For those of you who have managed to miss the previous 56 episodes of CSI broadcast between fall 2000 and tonight, guess what? The show takes place in Las Vegas! Who knew?
And now, let us move on to the establishing sequence of the night, that two-minute stretch wherein we, the viewers at home, will watch ordinary people going about their business until the moment they stumble across a body, call the police, and hang out until Captain Exposition and Gil arrive. Can you imagine this from their point of view? Say you're working in the wholesale meat delivery industry, as tonight's Man We Will Never See After The Credits is doing, and you stumble across a human arm stuck in a meat grinder, as this guy does, and after the omigawd, omigawd, it's a human arm, what do I do? moment has passed and you've managed to conclude that calling the police might be the thing to do, while you're hanging out and mentally reviewing every detail of the evening, wondering if you managed to sound more calm and competent than you feel, you're wishing you were somewhere else, and then some balding guy in suit comes by, telling a good-looking blonde, "Ever wonder what's in that hot dog?"

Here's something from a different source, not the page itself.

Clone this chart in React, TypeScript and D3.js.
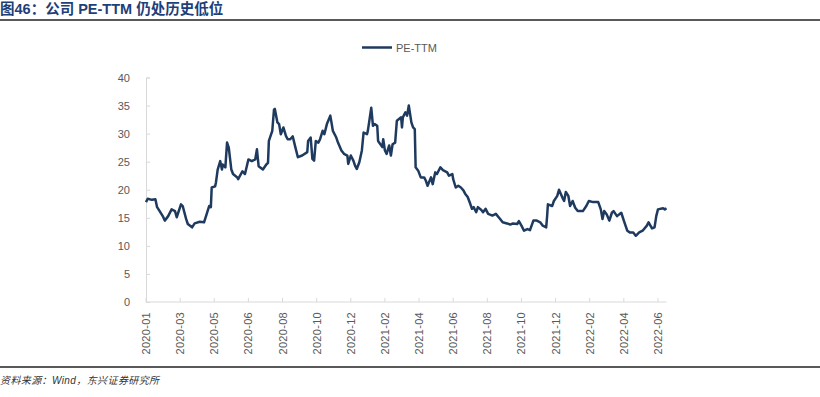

Well, you'll have to try, because tonight will not give us the spectator's-eye view of how the CSIs work the scene. We find the arm; next thing we know, Brass is making hot dog jokes with Catherine as a way of easing into his duties as Captain Exposition: "Human body in a meat grinder. Shop foreman found an arm; the rest of him is prime grade-A sirloin." Catherine thinks this "sounds kind of Mob-ish, except they left town in the '80s." After establishing that there were no people sticking out of any industrial machinery when the plant shut down for the night, Brass invites Catherine and Gil to check out the fresh meat. Catherine gives him a rueful smirk before ducking under the rope with Gil, then walks over and checks the mess of fleshy gibbets caught in the metal pan. "Oh, God," she groans. Gil, naturally, is focusing on the nature of the crime scene: "It looks like the elbow got stuck in the blade." The camera helpfully shows us how, lingering on the ground meat at the opposite end of the grinder pipe. Gil confirm this: "Yup. The ulna." Catherine adds, "One of the strongest bones in the human body. Probably what jammed the grinder." Gil figures that the jammed grinder explains why they're looking at a human arm as opposed to a pile of mystery meat. Catherine comments, "It's like that Morrissey album, Meat Is Murder." Or the Smiths album of the same name. Gil, however, can't let Catherine have the last word before the credits, so he grunts dramatically while he pulls on the fingers of the hand they found, and tells Catherine, "I'm going to need a hand."